• [DATA BLOCK]:
+---+
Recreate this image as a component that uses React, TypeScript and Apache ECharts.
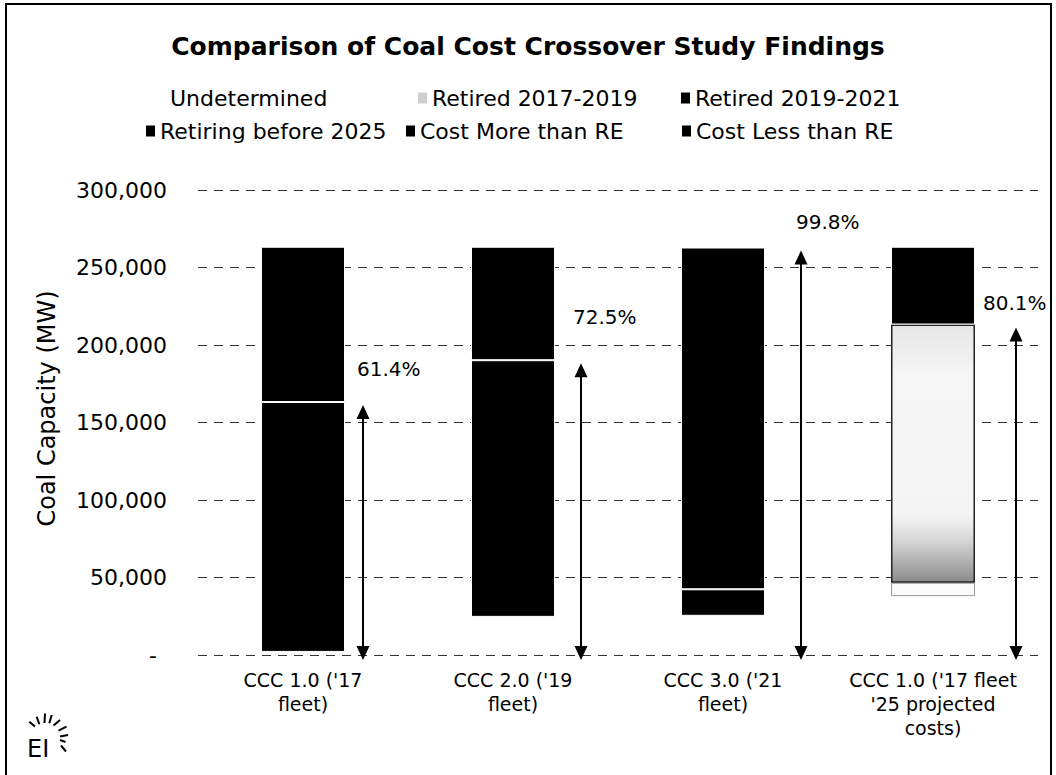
import { useEffect, useRef } from "react";
import * as echarts from "echarts";

const CATEGORIES = [
  "CCC 1.0 ('17\nfleet)",
  "CCC 2.0 ('19\nfleet)",
  "CCC 3.0 ('21\nfleet)",
  "CCC 1.0 ('17 fleet\n'25 projected\ncosts)",
];
const SERIES_NAMES = [
  "Undetermined",
  "Retired 2017-2019",
  "Retired 2019-2021",
  "Retiring before 2025",
  "Cost More than RE",
  "Cost Less than RE",
];
const UNDETERMINED = [2000, 0, 0, 0];
const RETIRED_2017_2019 = [0, 24600, 25300, 38000];
const RETIRED_2019_2021 = [0, 0, 17100, 0];
const RETIRING_BEFORE_2025 = [0, 0, 0, 8600];
const COST_MORE_THAN_RE = [161200, 165600, 220500, 166600];
const COST_LESS_THAN_RE = [100200, 73200, 500, 50200];
const SHARE_PERCENT = [61.4, 72.5, 99.8, 80.1];
const Y_MIN = 0;
const Y_MAX = 300000;
const Y_STEP = 50000;

const FONT = "'DejaVu Sans', sans-serif";

// style-only tables
const SERIES_COLORS = ["#ffffff", "#ffffff", "#000000", "#000000", "#000000", "#000000"];
const LEGEND_ICON_COLORS = ["#ffffff", "#cfcfcf", "#000000", "#000000", "#000000", "#000000"];
const LEGEND_LAYOUT = [
  { left: 156, top: 87 },
  { left: 418, top: 87 },
  { left: 681, top: 87 },
  { left: 146, top: 120 },
  { left: 406, top: 120 },
  { left: 682, top: 120 },
];
const ARROW_DX = [60, 68, 78, 83];
const LABEL_OFFSETS = [
  [-6, -36],
  [-8, -46],
  [-5, -29],
  [-33, -25],
];

export default function App() {
  const ref = useRef<HTMLDivElement>(null);

  useEffect(() => {
    if (!ref.current) return;
    const chart = echarts.init(ref.current, undefined, { renderer: "svg" });

    const seriesValues = [
      UNDETERMINED,
      RETIRED_2017_2019,
      RETIRED_2019_2021,
      RETIRING_BEFORE_2025,
      COST_MORE_THAN_RE,
      COST_LESS_THAN_RE,
    ];

    const arrowTops = CATEGORIES.map((_, i) =>
      seriesValues.slice(0, 5).reduce((s, arr) => s + arr[i], 0)
    );

    const barSeries = SERIES_NAMES.map((name, si) => ({
      name,
      type: "bar",
      stack: "total",
      barWidth: 84,
      color: SERIES_COLORS[si],
      itemStyle: {
        color: SERIES_COLORS[si],
        borderColor: "#ffffff",
        borderWidth: SERIES_COLORS[si] === "#ffffff" ? 0 : 1,
      },
      data: seriesValues[si].map((v, ci) => {
        if (!v) return "-";
        if (ci === 3 && name === "Cost More than RE") {
          return {
            value: v,
            itemStyle: {
              color: new echarts.graphic.LinearGradient(0, 0, 0, 1, [
                { offset: 0, color: "#e6e6e6" },
                { offset: 0.2, color: "#f6f6f6" },
                { offset: 0.74, color: "#f4f4f4" },
                { offset: 0.84, color: "#d6d6d6" },
                { offset: 1, color: "#8a8a8a" },
              ]),
              borderColor: "#222222",
              borderWidth: 1.5,
            },
          };
        }
        if (ci === 3 && name === "Retiring before 2025") {
          return {
            value: v,
            itemStyle: { color: "#fafafa", borderColor: "#999999", borderWidth: 1 },
          };
        }
        return v;
      }),
    }));

    const arrowSeries = {
      type: "custom",
      name: "arrows",
      z: 10,
      encode: { x: 0, y: 1 },
      data: CATEGORIES.map((_, i) => [i, arrowTops[i], SHARE_PERCENT[i]]),
      renderItem: (params: any, api: any) => {
        const i = api.value(0);
        const idx = params.dataIndex;
        const top = api.coord([i, api.value(1)]);
        const base = api.coord([i, 0]);
        const x = top[0] + ARROW_DX[idx];
        const yTop = top[1] + 3;
        const yBot = base[1] + 5;
        const head = 14;
        const hw = 6.5;
        const [lx, ly] = LABEL_OFFSETS[idx];
        return {
          type: "group",
          children: [
            {
              type: "line",
              shape: { x1: x, y1: yTop + head - 2, x2: x, y2: yBot - head + 2 },
              style: { stroke: "#000", lineWidth: 2 },
            },
            {
              type: "polygon",
              shape: { points: [[x, yTop], [x - hw, yTop + head], [x + hw, yTop + head]] },
              style: { fill: "#000" },
            },
            {
              type: "polygon",
              shape: { points: [[x, yBot], [x - hw, yBot - head], [x + hw, yBot - head]] },
              style: { fill: "#000" },
            },
            {
              type: "text",
              x: x + lx,
              y: yTop + ly,
              style: {
                text: api.value(2).toFixed(1) + "%",
                fontSize: 20,
                fontFamily: FONT,
                fill: "#000",
                align: "left",
                verticalAlign: "middle",
              },
            },
          ],
        };
      },
    };

    const rays = [
      [29.3, 721.7, 35, 726.5],
      [36.7, 716.7, 39.3, 724.3],
      [45, 713.5, 44.5, 723],
      [51.7, 715, 49.3, 723.3],
      [60, 720, 53.5, 725.5],
      [66.5, 726.7, 58.5, 730.7],
      [68, 735, 60, 736.5],
      [65.5, 742, 60, 740],
      [66, 751.5, 61, 745.5],
    ];

    const option: any = {
      animation: false,
      backgroundColor: "#ffffff",
      textStyle: { fontFamily: FONT },
      title: {
        text: "Comparison of Coal Cost Crossover Study Findings",
        left: "center",
        top: 29,
        textStyle: { fontFamily: FONT, fontSize: 25, fontWeight: "bold", color: "#000" },
      },
      legend: SERIES_NAMES.map((name, i) => ({
        data: [{ name, itemStyle: { color: LEGEND_ICON_COLORS[i], borderWidth: 0 } }],
        left: LEGEND_LAYOUT[i].left,
        top: LEGEND_LAYOUT[i].top,
        icon: "rect",
        itemWidth: 9,
        itemHeight: 11,
        selectedMode: false,
        padding: 0,
        textStyle: { fontFamily: FONT, fontSize: 22, color: "#000" },
      })),
      grid: { left: 198, right: 18, top: 190, bottom: 120 },
      xAxis: {
        type: "category",
        data: CATEGORIES,
        axisLine: { show: false },
        axisTick: { show: false },
        axisLabel: {
          interval: 0,
          color: "#000",
          fontFamily: FONT,
          fontSize: 19,
          lineHeight: 24,
          margin: 13,
        },
      },
      yAxis: {
        type: "value",
        min: Y_MIN,
        max: Y_MAX,
        interval: Y_STEP,
        name: "Coal Capacity (MW)",
        nameLocation: "middle",
        nameGap: 139,
        nameTextStyle: {
          fontFamily: FONT,
          fontSize: 24,
          color: "#000",
          padding: [0, 0, 0, 28],
        },
        axisLine: { show: false },
        axisTick: { show: false },
        splitLine: { lineStyle: { color: "#333", width: 1, type: [9, 7] } },
        axisLabel: {
          color: "#000",
          fontFamily: FONT,
          fontSize: 22,
          margin: 31,
          formatter: (v: number) =>
            v === 0 ? "{dash|-}" : v.toLocaleString("en-US"),
          rich: { dash: { fontSize: 22, fontFamily: FONT, color: "#000", padding: [0, 10, 0, 0] } },
        },
      },
      graphic: [
        {
          type: "rect",
          shape: { x: 6, y: 4, width: 1045, height: 820 },
          style: { fill: "none", stroke: "#000", lineWidth: 2 },
          silent: true,
        },
        {
          type: "text",
          x: 27,
          y: 737,
          style: { text: "EI", fontSize: 24, fontFamily: FONT, fill: "#000" },
          silent: true,
        },
        ...rays.map((r) => ({
          type: "line",
          shape: { x1: r[0], y1: r[1], x2: r[2], y2: r[3] },
          style: { stroke: "#000", lineWidth: 2 },
          silent: true,
        })),
      ],
      series: [...barSeries, arrowSeries],
    };

    chart.setOption(option);
    return () => chart.dispose();
  }, []);

  return (
    <div
      ref={ref}
      style={{ position: "fixed", left: 0, top: 0, width: 1056, height: 775 }}
    />
  );
}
+---+
Exactly as written, please give again the lines from the beginning of the listing through the line containing "import * as", inclusive, without any pictures.

• [CORRECT OUTPUT]:
Recreate this image as a component that uses React, TypeScript and Apache ECharts.
import { useEffect, useRef } from "react";
import * as echarts from "echarts";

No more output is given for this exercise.